Günümüzde girişimci sayısı her geçen gün artıyor. Demek ki aklın yolu gerçekten de birmiş ki; bir proje birden fazla kişi tarafından yapılabiliyor. Rekabetin her zaman her sektörde olabileceğini düşünürsek, rakiplerden korkmak size hiçbir şey kazandırmayacağı gibi, enerjinizi de tüketebilir. Onun yerine sektörü iyi analiz edip; piyasadaki açıkları ve rakiplerinizden nasıl ayrışabileceğinizi keşfedebilirsiniz.
Para her şey demek değil.
Kulağa klişe geliyor ama gerçek! Burada 4İ prensibinden bahsetmemiz gerekirse; iyi fikir, iyi uygulama, iyi planlama ve iyi network size umduğunuzdan da hızlı para kazandırabilir. Eğer bu argüman yeterince inandırıcı gelmediyse şöyle diyelim; zaten çok paranız olsaydı, girişimci değil de yatırımcı olurdunuz; öyle değil mi? :)
Başarısızlıklardan ders almayı bilin.
Kulağa istediği kadar klişe gelsin, girişimcinin el kitabında en başlarda yazması gereken kurallardan biri. "Öldürmeyen güçlü kılar; kaybettiğiniz para ve zamanı boşverin" demiyoruz ama aldığınız dersler ve kurmuş olduğunuz bağlantılar, ileride de işinize yarayabilir.
Siz kendinize inanın ki başkaları da inansın.
Yatırımcı demişken, yatırımcı ağıyla iletişim kurarken özgüven ve kibir arasındaki farkı bilmeniz büyük önem taşır. Ama daha da önemlisi, kendinize inanmanızdır. Her girişimci yazısında olduğu gibi, bu yazıda da Jobs'u anmamak olmaz.

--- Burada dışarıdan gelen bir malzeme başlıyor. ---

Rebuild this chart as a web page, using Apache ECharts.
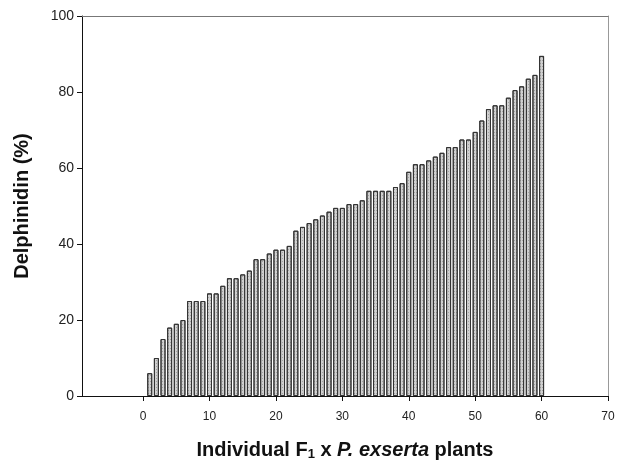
<!DOCTYPE html>
<html><head><meta charset="utf-8">
<script src="https://cdn.jsdelivr.net/npm/echarts@6/dist/echarts.min.js"></script>
<style>html,body{margin:0;padding:0;background:#fff}#c{width:618px;height:460px}</style>
</head><body><div id="c"></div>
<script>
const plants = [1,2,3,4,5,6,7,8,9,10,11,12,13,14,15,16,17,18,19,20,21,22,23,24,25,26,27,28,29,30,31,32,33,34,35,36,37,38,39,40,41,42,43,44,45,46,47,48,49,50,51,52,53,54,55,56,57,58,59,60];
const delphinidin = [6,10,15,18,19,20,25,25,25,27,27,29,31,31,32,33,36,36,37.5,38.5,38.5,39.5,43.5,44.5,45.5,46.5,47.5,48.5,49.5,49.5,50.5,50.5,51.5,54,54,54,54,55,56,59,61,61,62,63,64,65.5,65.5,67.5,67.5,69.5,72.5,75.5,76.5,76.5,78.5,80.5,81.5,83.5,84.5,89.5];
const xTicks = [0,10,20,30,40,50,60,70];
const yTicks = [0,20,40,60,80,100];

const chart = echarts.init(document.getElementById('c'));
const font = 'Liberation Sans, Arial, sans-serif';
chart.setOption({
  animation:false,
  grid:{left:82,right:10,top:16,bottom:64,containLabel:false,outerBoundsMode:'none'},
  xAxis:[{
    type:'value', min:-9.2, max:70, position:'bottom',
    axisLine:{show:true,onZero:false,lineStyle:{color:'#111',width:1}},
    axisTick:{show:true,length:5,customValues:xTicks,lineStyle:{color:'#111'}},
    axisLabel:{customValues:xTicks,color:'#222',fontSize:12,fontFamily:font,margin:15},
    splitLine:{show:false},
    name:'{b|Individual F}{s|1}{b| x }{i|P. exserta}{b| plants}',
    nameLocation:'middle', nameGap:43,
    nameTextStyle:{rich:{
      b:{fontSize:20,fontWeight:'bold',fontFamily:font,color:'#111',lineHeight:22},
      i:{fontSize:20,fontWeight:'bold',fontStyle:'italic',fontFamily:font,color:'#111',lineHeight:22},
      s:{fontSize:13,fontWeight:'bold',fontFamily:font,color:'#111',lineHeight:22,verticalAlign:'bottom',padding:[9,0,0,0]}
    }}
  },{
    type:'value', min:-9.2, max:70, position:'top',
    axisLine:{show:true,onZero:false,lineStyle:{color:'#777',width:1}},
    axisTick:{show:false},axisLabel:{show:false},splitLine:{show:false}
  }],
  yAxis:[{
    type:'value', min:0, max:100, interval:20, position:'left',
    axisLine:{show:true,onZero:false,lineStyle:{color:'#111',width:1}},
    axisTick:{show:true,length:5,lineStyle:{color:'#111'}},
    axisLabel:{color:'#222',fontSize:14,fontFamily:font,margin:8},
    splitLine:{show:false},
    name:'Delphinidin (%)', nameLocation:'middle', nameGap:50,
    nameTextStyle:{fontSize:20,fontWeight:'bold',fontFamily:font,color:'#111'}
  },{
    type:'value', min:0, max:100, interval:20, position:'right',
    axisLine:{show:true,onZero:false,lineStyle:{color:'#999',width:1}},
    axisTick:{show:false},axisLabel:{show:false},splitLine:{show:false}
  }],
  series:[{
    type:'bar', xAxisIndex:0, yAxisIndex:0, barWidth:5,
    data: plants.map((p,i)=>[p,delphinidin[i]]),
    itemStyle:{color:'#d0d0d0',borderColor:'#333',borderWidth:1,
      decal:{symbol:'rect',symbolSize:0.7,color:'rgba(40,40,40,0.75)',dashArrayX:[1,1],dashArrayY:[1,2],rotation:0}}
  }]
});
</script></body></html>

Steve Jobs, Apple’ı kurduğunda parası ve müşterisi yoktu. Peki nasıl oluyor da şimdilerde dünyanın en büyük girişimcilerinden biri olarak anılıyor? Jobs, henüz üretilmemiş Apple bilgisayarlarını sipariş etmesi için yerel bir bilgisayar mağazasını ikna etmekle işe başladı. Ardından bilgisayar parçaları satan bir satıcıyı, ona parça satması için ikna etti. Güvence olarak da yerel bilgisayar mağazasından gelen siparişleri gösterdi. Peki Steve Jobs ve arkadaşları, ilk üretimlerini nerede yapmışlardı dersiniz? Grajda! Ürün teslimatını zamanında yaptılar, çok az bir kar ettiler ve sonuç: Devasa Apple markası.
Girişimci olmak, her şeyden önce büyük bir sabır, azim ve cesaret işi. Bu yüzden seçtiğiniz yoldan dolayı kendinizi tebrik edin ve fazla da yayılmadan, fikriniz için en iyisini başarmaya bakın. Şimdiden başarılar dileriz!